===== Material =====

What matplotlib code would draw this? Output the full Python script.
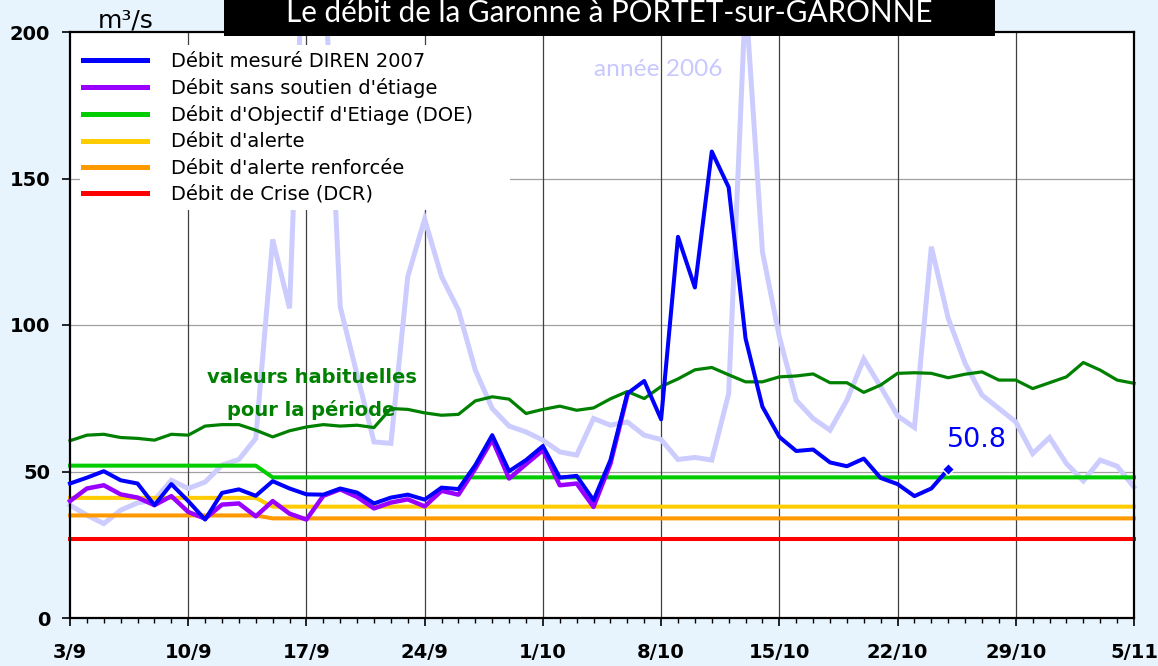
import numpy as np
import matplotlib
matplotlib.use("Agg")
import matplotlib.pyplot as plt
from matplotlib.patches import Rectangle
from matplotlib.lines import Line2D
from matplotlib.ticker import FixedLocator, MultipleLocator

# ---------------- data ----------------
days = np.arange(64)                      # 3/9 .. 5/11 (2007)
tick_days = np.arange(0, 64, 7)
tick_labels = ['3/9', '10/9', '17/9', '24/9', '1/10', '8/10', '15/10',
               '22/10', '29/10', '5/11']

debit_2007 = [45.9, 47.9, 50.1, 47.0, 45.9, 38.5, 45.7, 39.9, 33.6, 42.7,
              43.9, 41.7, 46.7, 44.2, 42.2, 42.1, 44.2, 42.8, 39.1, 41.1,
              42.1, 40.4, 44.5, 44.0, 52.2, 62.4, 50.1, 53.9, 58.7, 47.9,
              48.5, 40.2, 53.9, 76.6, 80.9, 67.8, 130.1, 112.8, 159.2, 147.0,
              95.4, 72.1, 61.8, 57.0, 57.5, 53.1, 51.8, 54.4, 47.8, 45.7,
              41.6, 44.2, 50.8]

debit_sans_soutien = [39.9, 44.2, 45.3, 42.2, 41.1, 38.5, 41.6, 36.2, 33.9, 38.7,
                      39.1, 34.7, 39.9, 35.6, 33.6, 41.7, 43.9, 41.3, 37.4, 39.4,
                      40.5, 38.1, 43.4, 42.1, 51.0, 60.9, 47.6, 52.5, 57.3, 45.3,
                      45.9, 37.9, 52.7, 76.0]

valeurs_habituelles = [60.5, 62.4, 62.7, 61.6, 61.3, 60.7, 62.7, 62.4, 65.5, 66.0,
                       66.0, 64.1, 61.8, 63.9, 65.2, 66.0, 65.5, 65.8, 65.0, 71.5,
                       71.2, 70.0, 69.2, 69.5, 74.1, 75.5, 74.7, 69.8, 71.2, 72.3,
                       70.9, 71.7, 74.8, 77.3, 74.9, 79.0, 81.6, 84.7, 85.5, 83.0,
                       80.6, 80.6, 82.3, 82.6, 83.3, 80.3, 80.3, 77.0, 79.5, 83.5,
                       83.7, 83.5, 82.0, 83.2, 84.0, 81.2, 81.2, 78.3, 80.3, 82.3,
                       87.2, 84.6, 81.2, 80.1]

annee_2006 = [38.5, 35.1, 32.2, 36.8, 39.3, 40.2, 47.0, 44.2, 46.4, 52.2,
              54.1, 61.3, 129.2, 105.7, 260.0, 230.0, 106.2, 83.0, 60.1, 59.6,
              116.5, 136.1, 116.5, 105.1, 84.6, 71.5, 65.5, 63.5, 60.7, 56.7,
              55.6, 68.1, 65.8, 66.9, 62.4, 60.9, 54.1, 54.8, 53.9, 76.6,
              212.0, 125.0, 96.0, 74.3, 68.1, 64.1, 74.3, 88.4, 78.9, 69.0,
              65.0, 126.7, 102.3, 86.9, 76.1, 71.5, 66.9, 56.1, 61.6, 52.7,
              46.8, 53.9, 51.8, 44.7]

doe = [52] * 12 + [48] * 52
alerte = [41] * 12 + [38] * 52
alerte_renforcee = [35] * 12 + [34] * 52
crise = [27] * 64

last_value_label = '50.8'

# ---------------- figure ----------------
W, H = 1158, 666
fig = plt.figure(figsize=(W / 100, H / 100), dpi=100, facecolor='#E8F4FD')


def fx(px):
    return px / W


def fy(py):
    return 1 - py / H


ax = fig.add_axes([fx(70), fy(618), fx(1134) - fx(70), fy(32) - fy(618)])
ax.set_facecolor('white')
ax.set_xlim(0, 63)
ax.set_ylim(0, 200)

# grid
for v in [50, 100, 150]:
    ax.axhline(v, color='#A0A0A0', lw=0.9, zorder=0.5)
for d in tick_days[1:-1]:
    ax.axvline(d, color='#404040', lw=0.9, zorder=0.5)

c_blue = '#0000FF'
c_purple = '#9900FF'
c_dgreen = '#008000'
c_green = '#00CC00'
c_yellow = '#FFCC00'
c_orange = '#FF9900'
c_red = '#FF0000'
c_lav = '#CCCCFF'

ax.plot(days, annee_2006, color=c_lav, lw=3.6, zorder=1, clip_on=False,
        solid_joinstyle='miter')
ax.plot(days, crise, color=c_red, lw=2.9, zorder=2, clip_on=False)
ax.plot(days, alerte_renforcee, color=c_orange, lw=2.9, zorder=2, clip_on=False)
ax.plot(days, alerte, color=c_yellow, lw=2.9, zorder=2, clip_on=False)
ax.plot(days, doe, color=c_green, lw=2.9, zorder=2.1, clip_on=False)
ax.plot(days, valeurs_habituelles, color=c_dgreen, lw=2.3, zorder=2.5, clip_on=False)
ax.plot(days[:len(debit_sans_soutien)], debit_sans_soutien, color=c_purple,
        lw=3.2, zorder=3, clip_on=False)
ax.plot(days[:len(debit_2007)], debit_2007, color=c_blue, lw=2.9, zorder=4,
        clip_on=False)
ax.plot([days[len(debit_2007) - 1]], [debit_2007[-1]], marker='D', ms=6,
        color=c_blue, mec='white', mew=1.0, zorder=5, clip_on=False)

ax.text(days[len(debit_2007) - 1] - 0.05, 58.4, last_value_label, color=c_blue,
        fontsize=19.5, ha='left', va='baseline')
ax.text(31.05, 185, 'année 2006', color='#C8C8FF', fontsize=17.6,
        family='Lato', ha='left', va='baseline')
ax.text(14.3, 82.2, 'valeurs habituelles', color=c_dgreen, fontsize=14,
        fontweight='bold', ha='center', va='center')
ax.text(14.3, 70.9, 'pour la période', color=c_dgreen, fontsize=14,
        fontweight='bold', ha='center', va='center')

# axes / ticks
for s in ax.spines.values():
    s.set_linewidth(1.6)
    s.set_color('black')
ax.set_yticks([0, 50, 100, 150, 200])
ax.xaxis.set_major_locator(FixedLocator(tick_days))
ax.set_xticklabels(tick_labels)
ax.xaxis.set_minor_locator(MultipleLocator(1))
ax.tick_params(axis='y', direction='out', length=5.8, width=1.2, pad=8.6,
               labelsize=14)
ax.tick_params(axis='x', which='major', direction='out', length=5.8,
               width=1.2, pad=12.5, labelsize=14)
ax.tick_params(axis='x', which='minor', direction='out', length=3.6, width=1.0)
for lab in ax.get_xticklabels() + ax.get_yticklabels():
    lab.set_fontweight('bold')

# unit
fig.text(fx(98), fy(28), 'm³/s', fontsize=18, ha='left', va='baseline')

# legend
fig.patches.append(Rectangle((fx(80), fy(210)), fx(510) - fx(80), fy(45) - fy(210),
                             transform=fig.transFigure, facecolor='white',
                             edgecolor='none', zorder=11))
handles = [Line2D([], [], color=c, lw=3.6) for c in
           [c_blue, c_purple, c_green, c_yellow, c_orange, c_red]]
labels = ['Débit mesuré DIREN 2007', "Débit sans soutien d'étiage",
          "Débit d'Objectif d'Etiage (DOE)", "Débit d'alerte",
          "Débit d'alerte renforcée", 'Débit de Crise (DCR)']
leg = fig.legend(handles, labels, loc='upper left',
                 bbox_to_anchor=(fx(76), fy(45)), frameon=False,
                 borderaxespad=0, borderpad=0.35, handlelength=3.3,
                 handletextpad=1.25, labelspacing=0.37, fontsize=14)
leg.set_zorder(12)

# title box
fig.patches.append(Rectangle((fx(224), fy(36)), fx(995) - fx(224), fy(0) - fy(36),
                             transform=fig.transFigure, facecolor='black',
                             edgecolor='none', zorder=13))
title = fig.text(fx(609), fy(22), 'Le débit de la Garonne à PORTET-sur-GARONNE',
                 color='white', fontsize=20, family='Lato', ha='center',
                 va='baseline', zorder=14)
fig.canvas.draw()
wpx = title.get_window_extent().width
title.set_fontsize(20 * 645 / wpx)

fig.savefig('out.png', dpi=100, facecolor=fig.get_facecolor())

=====

> [What needs to be done]: Leave out the pictures, then repeat the listing above exactly from its first line to the line with "from matplotlib.ticker import", inclusive.

> [Solution to the exercise]:
What matplotlib code would draw this? Output the full Python script.
import numpy as np
import matplotlib
matplotlib.use("Agg")
import matplotlib.pyplot as plt
from matplotlib.patches import Rectangle
from matplotlib.lines import Line2D
from matplotlib.ticker import FixedLocator, MultipleLocator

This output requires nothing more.